--- Begin Material provided ---
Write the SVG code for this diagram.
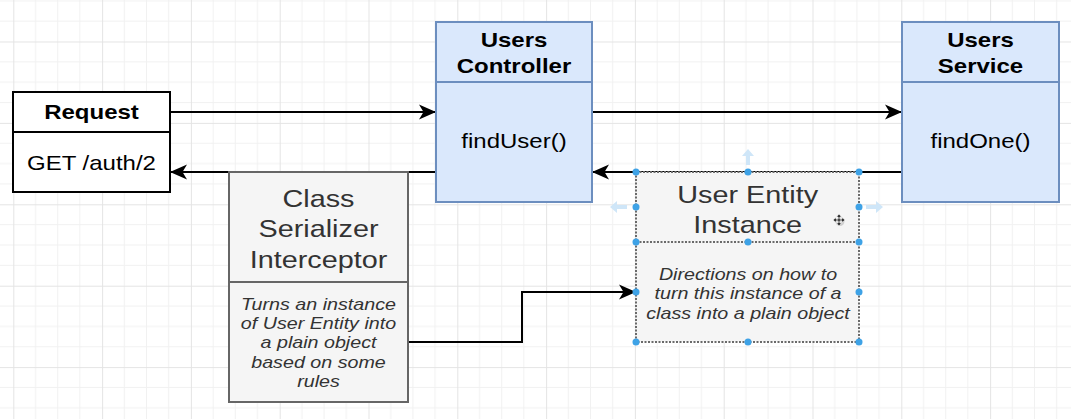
<svg xmlns="http://www.w3.org/2000/svg" width="1071" height="419" viewBox="0 0 1071 419">
  <defs>
    <pattern id="grid" x="13.3" y="41.5" width="88.8" height="81.4" patternUnits="userSpaceOnUse">
      <path d="M22.2,0V81.4M44.4,0V81.4M66.6,0V81.4M0,20.35H88.8M0,40.7H88.8M0,61.05H88.8" stroke="#f1f1f1" stroke-width="1" fill="none"/>
      <path d="M0.5,0V81.4M0,0.5H88.8" stroke="#e4e4e4" stroke-width="1" fill="none"/>
    </pattern>
    <marker id="arrow" markerUnits="userSpaceOnUse" markerWidth="20" markerHeight="18" viewBox="-18 -9 20 18" refX="0" refY="0" orient="auto">
      <path d="M0,0 L-17,-7.5 L-12.5,0 L-17,7.5 Z" fill="#000"/>
    </marker>
  </defs>
  <style>
    .t { font-family: "Liberation Sans", Arial, sans-serif; text-anchor: middle; }
    .b { font-weight: bold; font-size: 20px; fill: #000; }
    .r { font-size: 20px; fill: #000; }
    .big { font-size: 24px; fill: #333; }
    .it { font-style: italic; font-size: 16.4px; fill: #333; }
    .plain { fill: #fff; stroke: #000; stroke-width: 2; }
    .blue { fill: #dae8fc; stroke: #6c8ebf; stroke-width: 2; }
    .grey { fill: #f5f5f5; stroke: #666; stroke-width: 2; }
    .sel { fill: #f5f5f5; stroke: #6a6a6a; stroke-width: 2; stroke-dasharray: 2 1.5; }
    .edge { fill: none; stroke: #000; stroke-width: 2; marker-end: url(#arrow); }
    .h { fill: #3ea2e6; }
    .hint { fill: #cfe6f8; }
  </style>

  <rect width="1071" height="419" fill="#fff"/>
  <rect width="1071" height="419" fill="url(#grid)"/>

  <!-- connectors, drawn beneath the boxes -->
  <g id="connectors">
    <path class="edge" d="M170,112 H436"/>
    <path class="edge" d="M592,112 H902"/>
    <path class="edge" d="M902,172 H592"/>
    <path class="edge" d="M436,172 H170"/>
    <path class="edge" d="M408,342 H522 V292 H636"/>
  </g>

  <g id="request">
    <rect class="plain" x="13" y="92" width="157" height="100"/>
    <line x1="13" y1="132" x2="170" y2="132" stroke="#000" stroke-width="2"/>
    <text class="t b" transform="translate(91.5,119) scale(1.2,1)">Request</text>
    <text class="t r" transform="translate(91.5,170) scale(1.2,1)">GET /auth/2</text>
  </g>

  <g id="users-controller">
    <rect class="blue" x="436" y="22" width="156" height="180"/>
    <line x1="436" y1="82" x2="592" y2="82" stroke="#6c8ebf" stroke-width="2"/>
    <text class="t b" transform="translate(514,46.7) scale(1.2,1)"><tspan x="0">Users</tspan><tspan x="0" dy="26.6">Controller</tspan></text>
    <text class="t r" transform="translate(514,148.3) scale(1.2,1)">findUser()</text>
  </g>

  <g id="users-service">
    <rect class="blue" x="902" y="22" width="157" height="180"/>
    <line x1="902" y1="82" x2="1059" y2="82" stroke="#6c8ebf" stroke-width="2"/>
    <text class="t b" transform="translate(980.5,46.7) scale(1.2,1)"><tspan x="0">Users</tspan><tspan x="0" dy="26.6">Service</tspan></text>
    <text class="t r" transform="translate(980.5,148.3) scale(1.2,1)">findOne()</text>
  </g>

  <g id="class-serializer-interceptor">
    <rect class="grey" x="229" y="172" width="179" height="230"/>
    <line x1="229" y1="282" x2="408" y2="282" stroke="#666" stroke-width="2"/>
    <text class="t big" transform="translate(318.5,206.7) scale(1.2,1)"><tspan x="0">Class</tspan><tspan x="0" dy="30.5">Serializer</tspan><tspan x="0" dy="30.5">Interceptor</tspan></text>
    <text class="t it" transform="translate(318.5,309.5) scale(1.2,1)"><tspan x="0">Turns an instance</tspan><tspan x="0" dy="19.5">of User Entity into</tspan><tspan x="0" dy="19.5">a plain object</tspan><tspan x="0" dy="19.5">based on some</tspan><tspan x="0" dy="19.5">rules</tspan></text>
  </g>

  <g id="user-entity-instance">
    <rect class="sel" x="636" y="172" width="223" height="170"/>
    <line x1="636" y1="242" x2="859" y2="242" stroke="#6a6a6a" stroke-width="2" stroke-dasharray="2 1.5"/>
    <text class="t big" transform="translate(747.7,202.7) scale(1.2,1)"><tspan x="0">User Entity</tspan><tspan x="0" dy="30.6">Instance</tspan></text>
    <text class="t it" transform="translate(748,280) scale(1.2,1)"><tspan x="0">Directions on how to</tspan><tspan x="0" dy="19.5">turn this instance of a</tspan><tspan x="0" dy="19.5">class into a plain object</tspan></text>
    <!-- selection handles -->
    <circle class="h" cx="636" cy="172" r="3.5"/>
    <circle class="h" cx="748" cy="172" r="3.5"/>
    <circle class="h" cx="859" cy="172" r="3.5"/>
    <circle class="h" cx="636" cy="207" r="3.5"/>
    <circle class="h" cx="859" cy="207" r="3.5"/>
    <circle class="h" cx="636" cy="242" r="3.5"/>
    <circle class="h" cx="748" cy="242" r="3.5"/>
    <circle class="h" cx="859" cy="242" r="3.5"/>
    <circle class="h" cx="636" cy="292" r="3.5"/>
    <circle class="h" cx="859" cy="292" r="3.5"/>
    <circle class="h" cx="636" cy="342" r="3.5"/>
    <circle class="h" cx="748" cy="342" r="3.5"/>
    <circle class="h" cx="859" cy="342" r="3.5"/>
    <!-- hover direction hints -->
    <path class="hint" d="M748,149 L754,156 L750,156 L750,165 L746,165 L746,156 L742,156 Z"/>
    <path class="hint" d="M610,207 L617,201 L617,205 L627,205 L627,209 L617,209 L617,213 Z"/>
    <path class="hint" d="M883,207 L876,201 L876,205 L866,205 L866,209 L876,209 L876,213 Z"/>
    <!-- move cursor -->
    <g transform="translate(839,220)">
      <circle cx="1" cy="1.5" r="4.5" fill="#000" opacity="0.15"/>
      <path d="M0,-6 L2.5,-3 L0.8,-3 L0.8,-0.8 L3,-0.8 L3,-2.5 L6,0 L3,2.5 L3,0.8 L0.8,0.8 L0.8,3 L2.5,3 L0,6 L-2.5,3 L-0.8,3 L-0.8,0.8 L-3,0.8 L-3,2.5 L-6,0 L-3,-2.5 L-3,-0.8 L-0.8,-0.8 L-0.8,-3 L-2.5,-3 Z" fill="#222" stroke="#fff" stroke-width="0.6"/>
    </g>
  </g>
</svg>
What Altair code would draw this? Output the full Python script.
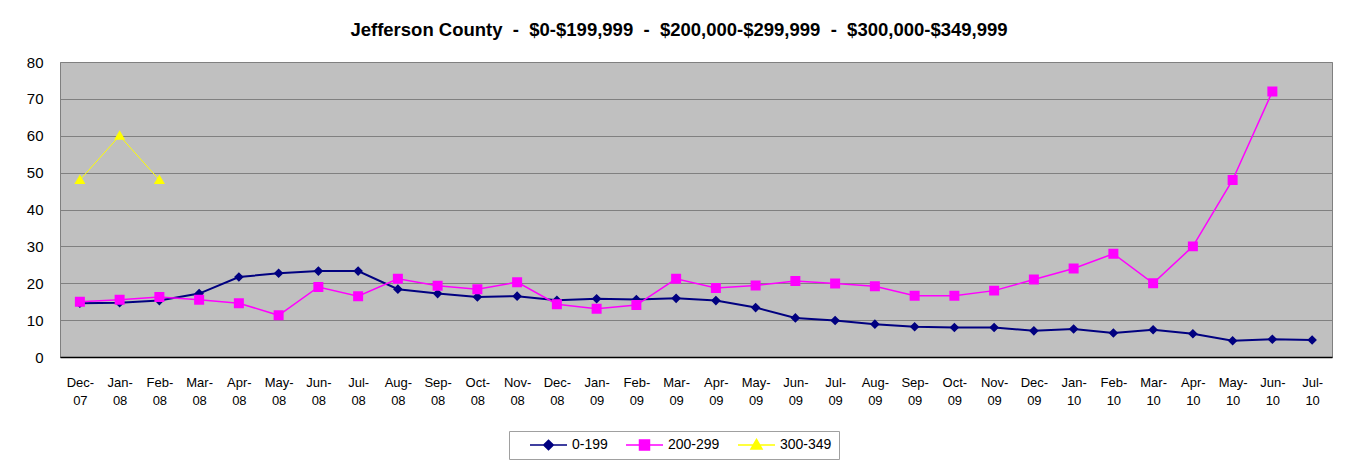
--- End Material provided ---
Lines that include the word "this" are to be extracted from the data above.

Write the SVG code for this diagram.
    <text class="t it" transform="translate(748,280) scale(1.2,1)"><tspan x="0">Directions on how to</tspan><tspan x="0" dy="19.5">turn this instance of a</tspan><tspan x="0" dy="19.5">class into a plain object</tspan></text>
What Altair code would draw this? Output the full Python script.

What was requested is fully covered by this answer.